PromptEvolver: Prompt Inversion through Evolutionary Optimization in Natural-Language Space

arXiv cs.LG / 4/8/2026

💬 OpinionSignals & Early TrendsIdeas & Deep AnalysisModels & Research

Key Points

  • The paper introduces PromptEvolver, a prompt-inversion method for text-to-image systems that recovers a textual prompt matching a target image.
  • It uses a genetic algorithm to evolve natural-language prompts, guided by a vision-language model to improve reconstruction fidelity.
  • PromptEvolver is designed to work with black-box image generators by relying only on image outputs rather than access to internal model details.
  • The authors report evaluations on multiple prompt-inversion benchmarks, claiming consistent performance gains over existing methods.
  • A key motivation is improving both prompt quality—making prompts more natural and interpretable—and the resulting image reconstruction accuracy.

Abstract

Text-to-image generation has progressed rapidly, but faithfully generating complex scenes requires extensive trial-and-error to find the exact prompt.

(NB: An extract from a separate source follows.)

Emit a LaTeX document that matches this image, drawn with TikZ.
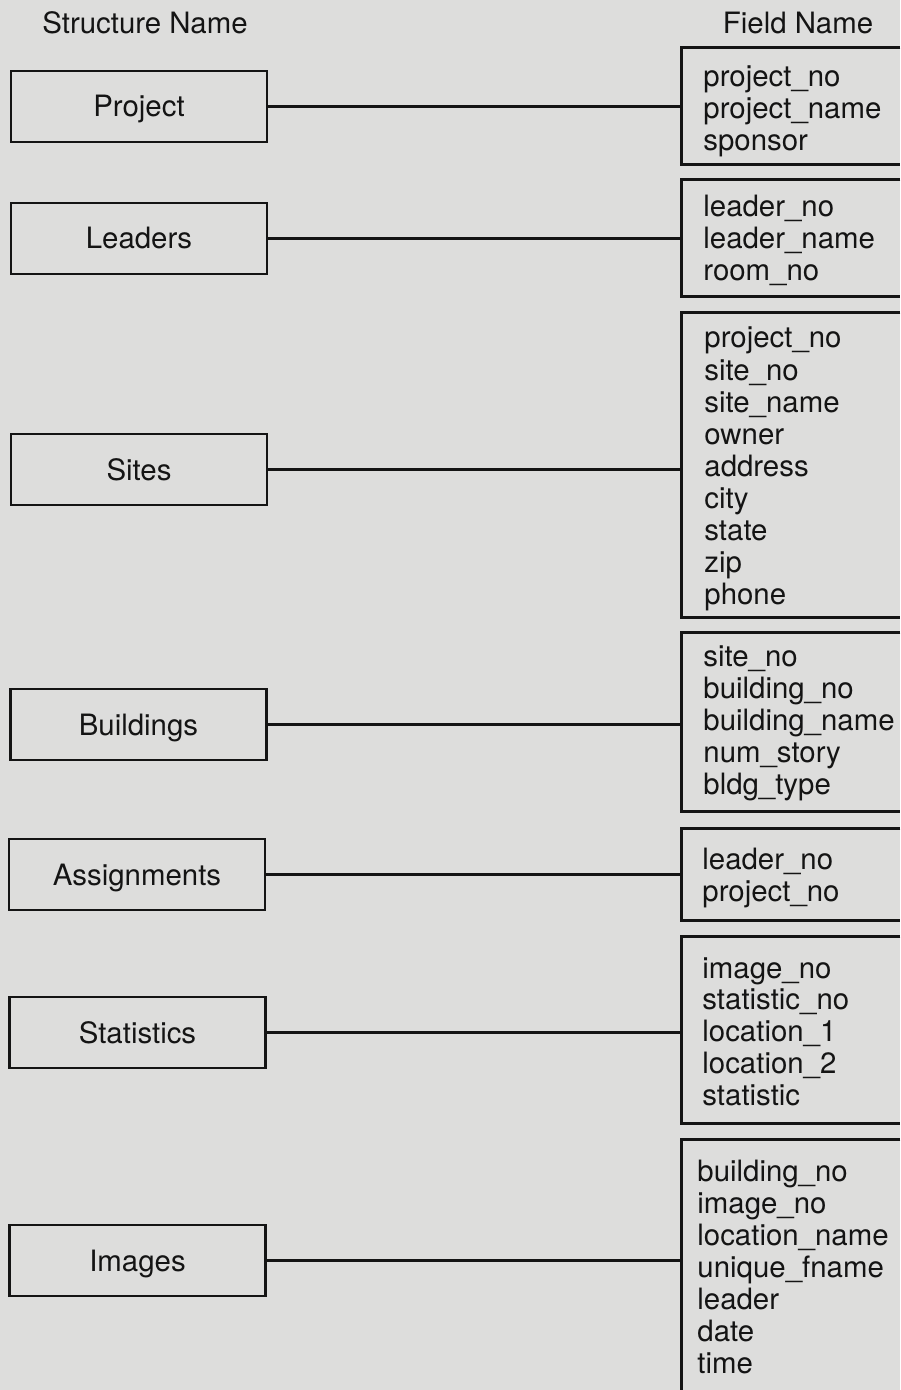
\documentclass[tikz,border=0pt]{standalone}
\usepackage{fontspec}
\setmainfont{TeX Gyre Heros}
\definecolor{paper}{RGB}{221,221,220}
\definecolor{ink}{RGB}{20,20,20}

% field frame: name, top, bottom (in drawing units)
\newcommand\fieldframe[3]{%
  \node[fieldarea, minimum height={(#3-#2)*0.5pt}] (#1) at (791,{(#2+#3)/2}) {};}

\begin{document}
\begin{tikzpicture}[x=0.5pt,y=-0.5pt,
  every node/.style={text=ink, font=\fontsize{14.7}{16}\selectfont},
  structbox/.style={draw=ink, line width=1.35pt, minimum width=128pt,
    minimum height=35.5pt, inner sep=0pt, text height=10.5pt, text depth=0pt},
  fieldarea/.style={draw=none, inner sep=0pt, minimum width=109pt},
  fieldtext/.style={anchor=base west, inner sep=0pt},
  header/.style={anchor=base, inner sep=0pt},
  link/.style={draw=ink, line width=1.35pt}]

\fill[paper] (0,0) rectangle (900,1390);
\useasboundingbox (0,0) rectangle (900,1390);

% column headings
\node[header] (hstruct) at (145,34) {Structure Name};
\node[header] (hfield)  at (798,34) {Field Name};

% structures
\node[structbox] (project)     at (139,106.5)  {Project};
\node[structbox] (leaders)     at (139,238.5)  {Leaders};
\node[structbox] (sites)       at (139,469.5)  {Sites};
\node[structbox] (buildings)   at (138.5,724.5) {Buildings};
\node[structbox] (assignments) at (137,874.5)  {Assignments};
\node[structbox] (statistics)  at (137.5,1032.5) {Statistics};
\node[structbox] (images)      at (137.5,1260.5) {Images};

% field frames
\fieldframe{fproject}{48}{164}
\fieldframe{fleaders}{180}{296}
\fieldframe{fsites}{313}{617}
\fieldframe{fbuildings}{633}{811}
\fieldframe{fassign}{829}{920}
\fieldframe{fstats}{937}{1123}
\fieldframe{fimages}{1140}{1390}

\foreach \f in {fproject,fleaders,fsites,fbuildings,fassign,fstats}
  \draw[link] (\f.north east) -- (\f.north west) -- (\f.south west) -- (\f.south east);
\draw[link] (fimages.north east) -- (fimages.north west) -- (fimages.south west);

% field names
\foreach \t [count=\i from 0] in {project\_no,project\_name,sponsor}
  \node[fieldtext] (fp\i) at (703,{87+31.6*\i}) {\t};
\foreach \t [count=\i from 0] in {leader\_no,leader\_name,room\_no}
  \node[fieldtext] (fl\i) at (703,{217+32*\i}) {\t};
\foreach \t [count=\i from 0] in {project\_no,site\_no,site\_name,owner,address,city,state,zip,phone}
  \node[fieldtext] (fs\i) at (704,{348+32*\i}) {\t};
\foreach \t [count=\i from 0] in {site\_no,building\_no,building\_name,num\_story,bldg\_type}
  \node[fieldtext] (fb\i) at (703,{666+32*\i}) {\t};
\foreach \t [count=\i from 0] in {leader\_no,project\_no}
  \node[fieldtext] (fa\i) at (702,{869+32*\i}) {\t};
\foreach \t [count=\i from 0] in {image\_no,statistic\_no,location\_1,location\_2,statistic}
  \node[fieldtext] (ft\i) at (702,{978+31.8*\i}) {\t};
\foreach \t [count=\i from 0] in {building\_no,image\_no,location\_name,unique\_fname,leader,date,time}
  \node[fieldtext] (fi\i) at (697,{1181+32*\i}) {\t};

% connectors
\draw[link] (project.east)     -- (project.east -| fproject.west);
\draw[link] (leaders.east)     -- (leaders.east -| fleaders.west);
\draw[link] (sites.east)       -- (sites.east -| fsites.west);
\draw[link] (buildings.east)   -- (buildings.east -| fbuildings.west);
\draw[link] (assignments.east) -- (assignments.east -| fassign.west);
\draw[link] (statistics.east)  -- (statistics.east -| fstats.west);
\draw[link] (images.east)      -- (images.east -| fimages.west);

\end{tikzpicture}
\end{document}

In the prompt inversion task, the goal is to recover a textual prompt that can faithfully reconstruct a given target image. Currently, existing methods frequently yield suboptimal reconstructions and produce unnatural, hard-to-interpret prompts that hinder transparency and controllability. In this work, we present PromptEvolver, a prompt inversion approach that generates natural-language prompts while achieving high-fidelity reconstructions of the target image. Our method uses a genetic algorithm to optimize the prompt, leveraging a strong vision-language model to guide the evolution process. Importantly, it works on black-box generation models by requiring only image outputs. Finally, we evaluate PromptEvolver across multiple prompt inversion benchmarks and show that it consistently outperforms competing methods.